▶ [Exercise requirements] Start at the line holding "Reproduce this chart with Observable Plot.", stop at the line holding "for (let d = -2;", and repeat those lines exactly, both ends included; skip the pictures.

Data for processing start

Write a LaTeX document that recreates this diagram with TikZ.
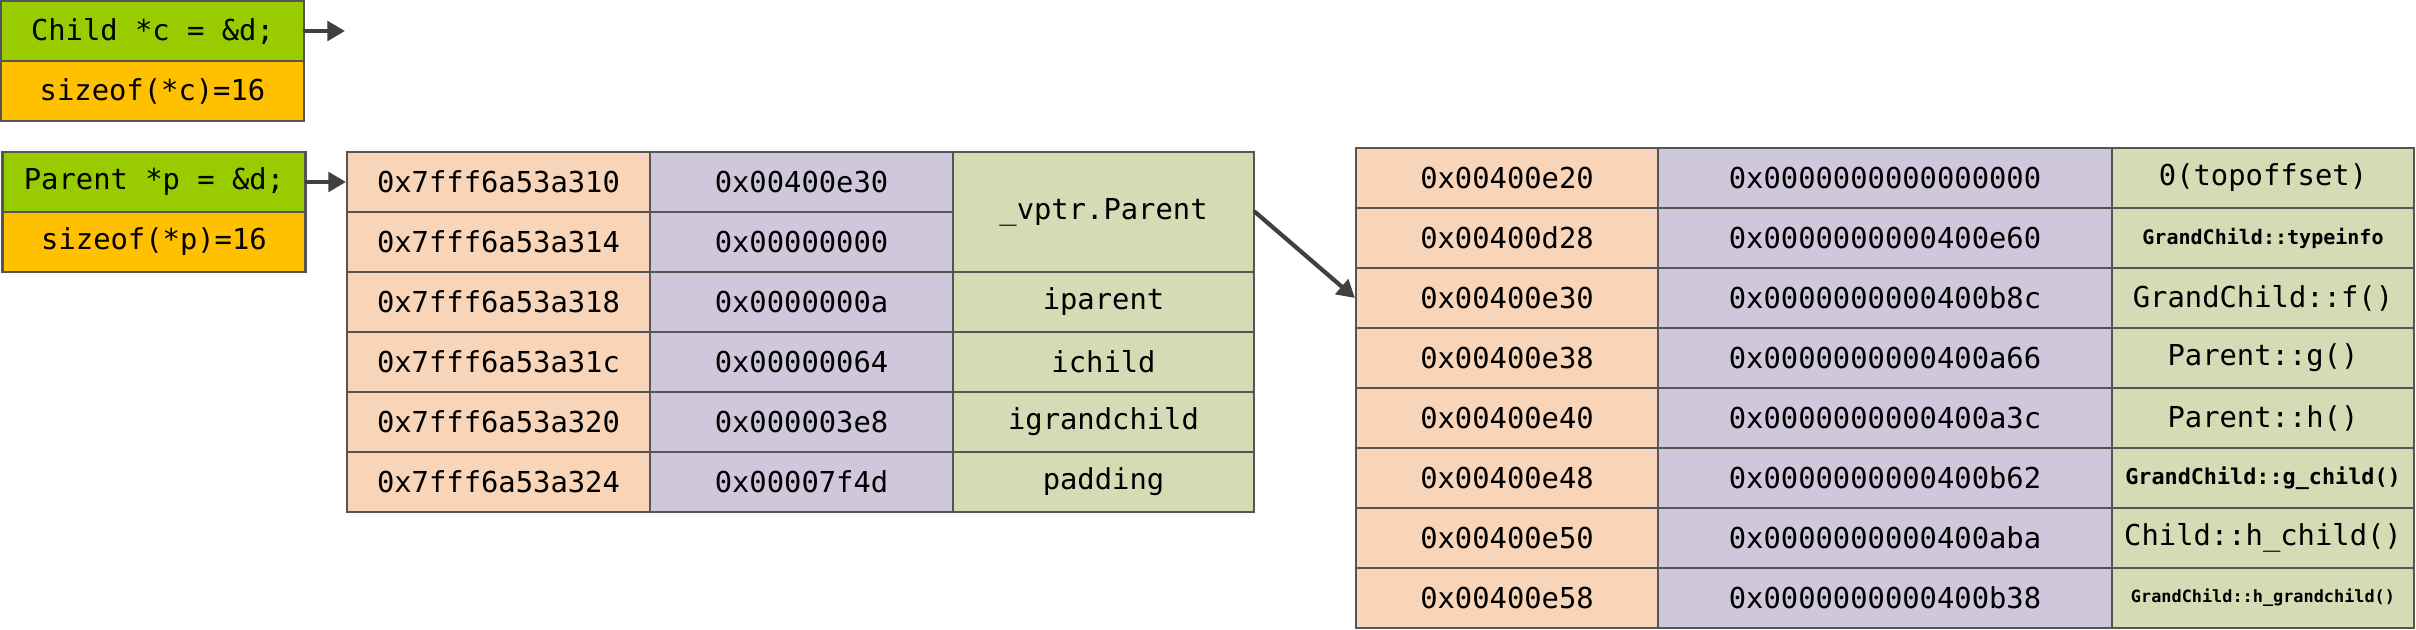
\documentclass[tikz,border=0pt]{standalone}
\usepackage{fontspec}
\setmonofont{DejaVu Sans Mono}
\usetikzlibrary{arrows.meta}

\definecolor{ptrgreen}{HTML}{99CC00}
\definecolor{sizeorange}{HTML}{FFC000}
\definecolor{addrpeach}{HTML}{F8D5B8}
\definecolor{vallilac}{HTML}{CFC7DC}
\definecolor{fieldgreen}{HTML}{D4DCB6}
\definecolor{gridgray}{HTML}{555555}
\definecolor{arrowgray}{HTML}{404040}

\begin{document}
\begin{tikzpicture}[
   cell/.style={draw=gridgray, line width=0.6pt, inner sep=0pt, minimum height=0.6cm,
                font=\ttfamily\fontsize{8.2}{10}\selectfont},
   ptrcell/.style={cell, fill=ptrgreen, minimum width=3.03cm},
   sizecell/.style={cell, fill=sizeorange, minimum width=3.03cm},
   addr/.style={cell, fill=addrpeach},
   val/.style={cell, fill=vallilac},
   field/.style={cell, fill=fieldgreen},
   tiny/.style={font=\ttfamily\bfseries\fontsize{#1}{7}\selectfont},
   ptr/.style={draw=arrowgray, line width=1.2pt, line cap=round, -{Triangle[length=5pt,width=5.5pt]}}
]
   \useasboundingbox (0,0) rectangle (24.16,6.29);

   % pointers
   \node[ptrcell]  (cptr)  at (1.525,5.98) {Child *c = \&d;};
   \node[sizecell] (csize) at (1.525,5.38) {sizeof(*c)=16};
   \node[ptrcell]  (pptr)  at (1.54,4.47)  {Parent *p = \&d;};
   \node[sizecell] (psize) at (1.54,3.87)  {sizeof(*p)=16};
   \coordinate (cend) at (3.45,5.98);

   % object d
   \begin{scope}[addr/.append style={minimum width=3.03cm},
                 val/.append style={minimum width=3.03cm},
                 field/.append style={minimum width=3.01cm}]
     \node[addr] (m1a) at (4.985,4.47) {0x7fff6a53a310};
     \node[addr] (m2a) at (4.985,3.87) {0x7fff6a53a314};
     \node[addr] (m3a) at (4.985,3.27) {0x7fff6a53a318};
     \node[addr] (m4a) at (4.985,2.67) {0x7fff6a53a31c};
     \node[addr] (m5a) at (4.985,2.07) {0x7fff6a53a320};
     \node[addr] (m6a) at (4.985,1.47) {0x7fff6a53a324};

     \node[val] (m1v) at (8.015,4.47) {0x00400e30};
     \node[val] (m2v) at (8.015,3.87) {0x00000000};
     \node[val] (m3v) at (8.015,3.27) {0x0000000a};
     \node[val] (m4v) at (8.015,2.67) {0x00000064};
     \node[val] (m5v) at (8.015,2.07) {0x000003e8};
     \node[val] (m6v) at (8.015,1.47) {0x00007f4d};

     \node[field, minimum height=1.2cm] (vptr) at (11.035,4.17) {\_vptr.Parent};
     \node[field] (m3n) at (11.035,3.27) {iparent};
     \node[field] (m4n) at (11.035,2.67) {ichild};
     \node[field] (m5n) at (11.035,2.07) {igrandchild};
     \node[field] (m6n) at (11.035,1.47) {padding};
   \end{scope}

   % vtable of GrandChild
   \begin{scope}[addr/.append style={minimum width=3.02cm},
                 val/.append style={minimum width=4.54cm},
                 field/.append style={minimum width=3.02cm}]
     \node[addr] (t1a) at (15.07,4.51) {0x00400e20};
     \node[addr] (t2a) at (15.07,3.91) {0x00400d28};
     \node[addr] (t3a) at (15.07,3.31) {0x00400e30};
     \node[addr] (t4a) at (15.07,2.71) {0x00400e38};
     \node[addr] (t5a) at (15.07,2.11) {0x00400e40};
     \node[addr] (t6a) at (15.07,1.51) {0x00400e48};
     \node[addr] (t7a) at (15.07,0.91) {0x00400e50};
     \node[addr] (t8a) at (15.07,0.31) {0x00400e58};

     \node[val] (t1v) at (18.85,4.51) {0x0000000000000000};
     \node[val] (t2v) at (18.85,3.91) {0x0000000000400e60};
     \node[val] (t3v) at (18.85,3.31) {0x0000000000400b8c};
     \node[val] (t4v) at (18.85,2.71) {0x0000000000400a66};
     \node[val] (t5v) at (18.85,2.11) {0x0000000000400a3c};
     \node[val] (t6v) at (18.85,1.51) {0x0000000000400b62};
     \node[val] (t7v) at (18.85,0.91) {0x0000000000400aba};
     \node[val] (t8v) at (18.85,0.31) {0x0000000000400b38};

     \node[field] (t1n) at (22.63,4.51) {0(topoffset)};
     \node[field, tiny=5.7] (t2n) at (22.63,3.91) {GrandChild::typeinfo};
     \node[field] (t3n) at (22.63,3.31) {GrandChild::f()};
     \node[field] (t4n) at (22.63,2.71) {Parent::g()};
     \node[field] (t5n) at (22.63,2.11) {Parent::h()};
     \node[field, tiny=6.2] (t6n) at (22.63,1.51) {GrandChild::g\_child()};
     \node[field] (t7n) at (22.63,0.91) {Child::h\_child()};
     \node[field, tiny=4.8] (t8n) at (22.63,0.31) {GrandChild::h\_grandchild()};
   \end{scope}

   \draw[ptr] (cptr.east) -- (cend);
   \draw[ptr] (pptr.east) -- (m1a.west);
   \draw[ptr] (vptr.east) -- (t3a.west);
\end{tikzpicture}
\end{document}
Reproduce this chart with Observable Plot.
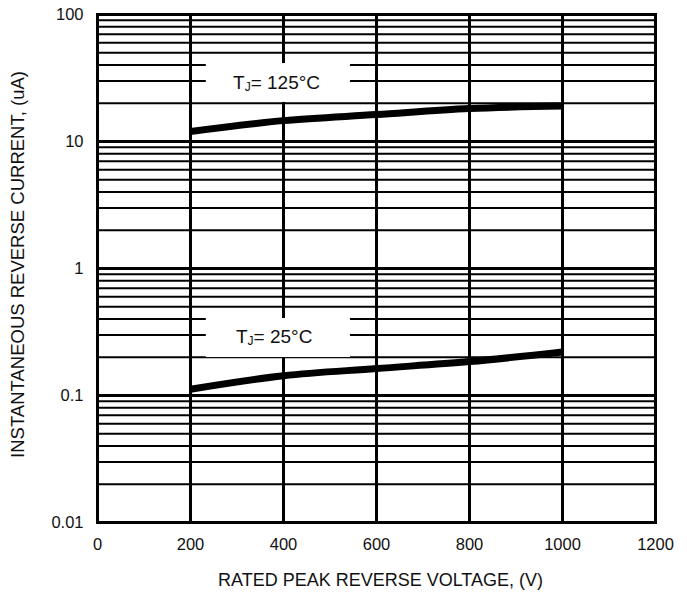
<!DOCTYPE html>
<html><head><meta charset="utf-8">
<script src="https://cdn.jsdelivr.net/npm/d3@7"></script>
<script src="https://cdn.jsdelivr.net/npm/@observablehq/plot@0.6"></script>
<style>body{margin:0;background:#fff}</style>
</head><body><div id="chart"></div>
<script>
const voltage = [200, 400, 600, 800, 1000];
const current125 = [12.0, 14.6, 16.3, 18.2, 19.0];
const current25 = [0.112, 0.143, 0.163, 0.185, 0.22];
const xTicks = [0, 200, 400, 600, 800, 1000, 1200];
const yTickLabels = [0.01, 0.1, 1, 10, 100];
const labelText = ["125°C", "25°C"];
const labelX = [385, 380];
const labelY = [29, 0.29];
const boxX1 = [234, 234];
const boxX2 = [544, 544];
const boxY1 = [20.3, 0.199];
const boxY2 = [41.1, 0.404];
const xTitle = "RATED PEAK REVERSE VOLTAGE, (V)";
const yTitle = "INSTANTANEOUS REVERSE CURRENT, (uA)";

const series = [
  ...voltage.map((v, i) => ({v, c: current125[i], s: "125"})),
  ...voltage.map((v, i) => ({v, c: current25[i], s: "25"}))
];
const labels = labelText.map((t, i) => ({t, x: labelX[i], y: labelY[i], x1: boxX1[i], x2: boxX2[i], y1: boxY1[i], y2: boxY2[i]}));

const minor = [];
for (let d = -2; d <= 1; d++) for (let k = 2; k <= 9; k++) minor.push(k * Math.pow(10, d));

const chart = Plot.plot({
  width: 687, height: 594,
  marginLeft: 97, marginRight: 32, marginTop: 14, marginBottom: 72,
  x: {domain: [0, 1200]},
  y: {type: "log", domain: [0.01, 100]},
  style: {fontFamily: "Liberation Sans, Arial, sans-serif", fontSize: "14px", background: "white", color: "#111"},
  marks: [
    Plot.ruleY(minor, {stroke: "#000", strokeWidth: 2}),
    Plot.ruleY(yTickLabels, {stroke: "#000", strokeWidth: 3}),
    Plot.ruleX(xTicks.slice(1, -1), {stroke: "#000", strokeWidth: 3}),
    Plot.rect(labels, {x1: "x1", x2: "x2", y1: "y1", y2: "y2", fill: "white"}),
    Plot.line(series, {x: "v", y: "c", z: "s", stroke: "#000", strokeWidth: 7, curve: "monotone-x", strokeLinecap: "butt"}),
    Plot.text(labels, {x: "x", y: "y", text: "t", fontSize: 19, fill: "#111", className: "tjlabel"}),
    Plot.frame({stroke: "#000", strokeWidth: 3}),
    Plot.axisY({ticks: yTickLabels, tickSize: 0, tickPadding: 14, tickFormat: d => String(d), fontSize: 16.5,
      label: null}),
    Plot.axisX({ticks: xTicks, tickSize: 0, tickPadding: 16, tickFormat: d => String(d), fontSize: 16.5,
      label: null}),
    Plot.text([xTitle], {frameAnchor: "bottom", text: d => d, textAnchor: "middle", lineAnchor: "middle", dy: 58, dx: 4, fontSize: 18, fill: "#111"}),
    Plot.text([yTitle], {frameAnchor: "left", text: d => d, textAnchor: "middle", lineAnchor: "middle", dx: -79, dy: -4, rotate: -90, fontSize: 18.5, fill: "#111"})
  ]
});
document.getElementById("chart").appendChild(chart);
d3.select(chart).selectAll(".tjlabel text").each(function() {
  const t = this.textContent;
  const s = d3.select(this);
  s.text(null);
  s.append("tspan").text("T");
  s.append("tspan").attr("font-size", 12).attr("dy", 2).text("J");
  s.append("tspan").attr("dy", -2).text("= " + t);
});
</script>
</body></html>
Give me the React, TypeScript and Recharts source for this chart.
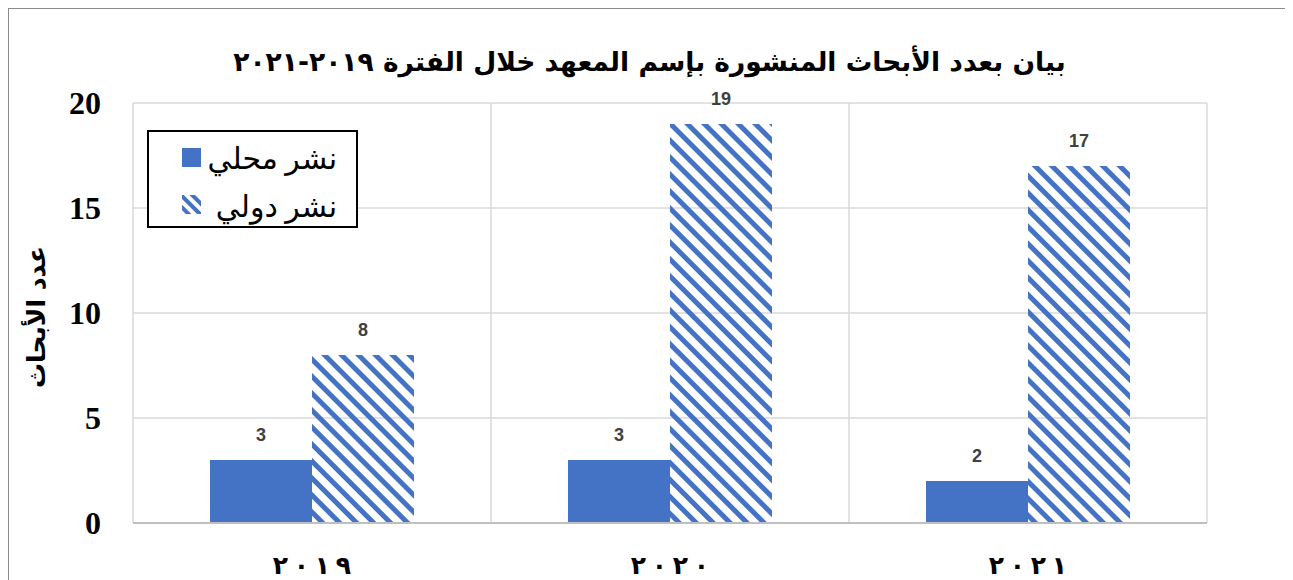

Data for processing end

▶ [Task solution]
Reproduce this chart with Observable Plot.
<!DOCTYPE html>
<html><head><meta charset="utf-8">
<script src="https://cdn.jsdelivr.net/npm/d3@7"></script>
<script src="https://cdn.jsdelivr.net/npm/@observablehq/plot@0.6"></script>
<style>body{margin:0;background:#fff}</style>
</head><body><div id="chart"></div>
<script>
const voltage = [200, 400, 600, 800, 1000];
const current125 = [12.0, 14.6, 16.3, 18.2, 19.0];
const current25 = [0.112, 0.143, 0.163, 0.185, 0.22];
const xTicks = [0, 200, 400, 600, 800, 1000, 1200];
const yTickLabels = [0.01, 0.1, 1, 10, 100];
const labelText = ["125°C", "25°C"];
const labelX = [385, 380];
const labelY = [29, 0.29];
const boxX1 = [234, 234];
const boxX2 = [544, 544];
const boxY1 = [20.3, 0.199];
const boxY2 = [41.1, 0.404];
const xTitle = "RATED PEAK REVERSE VOLTAGE, (V)";
const yTitle = "INSTANTANEOUS REVERSE CURRENT, (uA)";

const series = [
  ...voltage.map((v, i) => ({v, c: current125[i], s: "125"})),
  ...voltage.map((v, i) => ({v, c: current25[i], s: "25"}))
];
const labels = labelText.map((t, i) => ({t, x: labelX[i], y: labelY[i], x1: boxX1[i], x2: boxX2[i], y1: boxY1[i], y2: boxY2[i]}));

const minor = [];
for (let d = -2; d <= 1; d++) for (let k = 2; k <= 9; k++) minor.push(k * Math.pow(10, d));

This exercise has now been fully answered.